Le web est, à bien des égards, la construction humaine qui se rapproche le plus de l'infinie bibliothèque de Babel de Jorge Luis Borges, censée contenir toute l'étendue des connaissances humaines dans ses rayonnages fractals.
La création de Tim Berners-Lee, déployée au CERN de Genève en 1989 avant de devenir l'outil incontournable du monde moderne que nous connaissons aujourd'hui, n'avait initialement pas pour autre but que celui-ci: partager de la connaissance en ligne, telle une super-bibliothèque.
Le philosophe argentin nous avait pourtant prévenus. Sans indexation, une archive devient d'autant plus inutile que sa taille est étendue. D'où l'importance cruciale du lien URL. Sans lien fiable, pas de sources dans cet article. Pas de citations académiques dans des articles de recherche. Pas de moteurs de recherche, enfin, qui utilisent des logiciels dits «crawlers» pour sauter de page en page et indexer les résultats.
Or, explique le journaliste de The Atlantic Jonathan Zittrain dans un fascinant article publié début juin, le World Wide Web contemporain a grandi incommensurablement vite (aujourd'hui, selon Google, il serait constitué de «centaines de milliards de pages»).
Trop vite, en réalité, pour qu'un index cohérent puisse suivre, d'autant que sa structure décentralisée –aucune autorité centrale ne «contrôle» le web, rappelons-le– rend paradoxalement la tâche d'indexation plus ardue.
Au-delà de vingt ans, l'oubli
Et ce web-là a un problème structurel: ses fondations, les liens URL menant vers ses pages les plus anciennes, sont complètement pourris.

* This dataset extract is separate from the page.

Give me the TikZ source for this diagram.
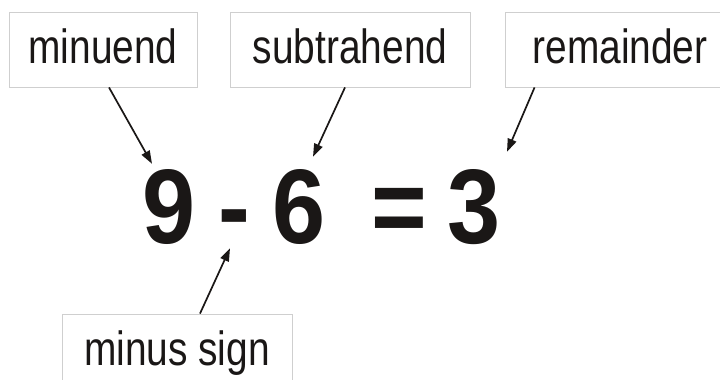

Pire, lorsqu'un lien vers une source originelle meurt, c'est parfois toute une arborescence de pages web qui devient caduque, puisque les pages renvoient successivement chacune vers l'autre jusqu'à un trou noir informationnel qui s'exprime sous forme d'erreur 404. Celle-ci peut aussi bien concerner une page de blog sans importance qu'une étude scientifique, un rapport d'organisation ou… un texte de loi.
Ce pourrissement épidémique des liens («link rot», en anglais), qui détruit irrémédiablement l'unique accès à des pans entiers de l'internet préhistorique, a plusieurs fois été estimé par des chercheurs.
En 2014, ceux-ci démontrent que 75% des liens de la Harvard Law Review ne fonctionnent plus. En 2018, l'encyclopédie Wikipédia a dû «ressusciter» 9 millions de liens morts dans ses articles, relatait alors Numerama.
En 2021, une étude menée sur 2 millions d'articles du New York Times démontre que la moitié des liens dits «profonds» –qui renvoient vers un autre article du quotidien– étaient pourris. Sur les réseaux sociaux, un post sur trois ne tiendrait pas deux ans. De tels chiffres, pour des bases de données supposément bien entretenues, sont absolument terrifiants.
Alors, comment lutter? En archivant le web autrement, en créant de nouvelles bibliothèques et de nouveaux index plus robustes.
Perma.cc, qui transforme les liens URL en archives permanentes de la page souhaitée, en est un; de même que l'extension de navigateur Arweave; enfin, et surtout, la Wayback Machine de l'internet Archive, qui sauvegarde en permanence le web et développe des bots de récupération de liens morts, est le principal rempart à la déliquescence numérique.
Et oui, ça inclut votre skyblog, même si vous auriez aimé le voir disparaître.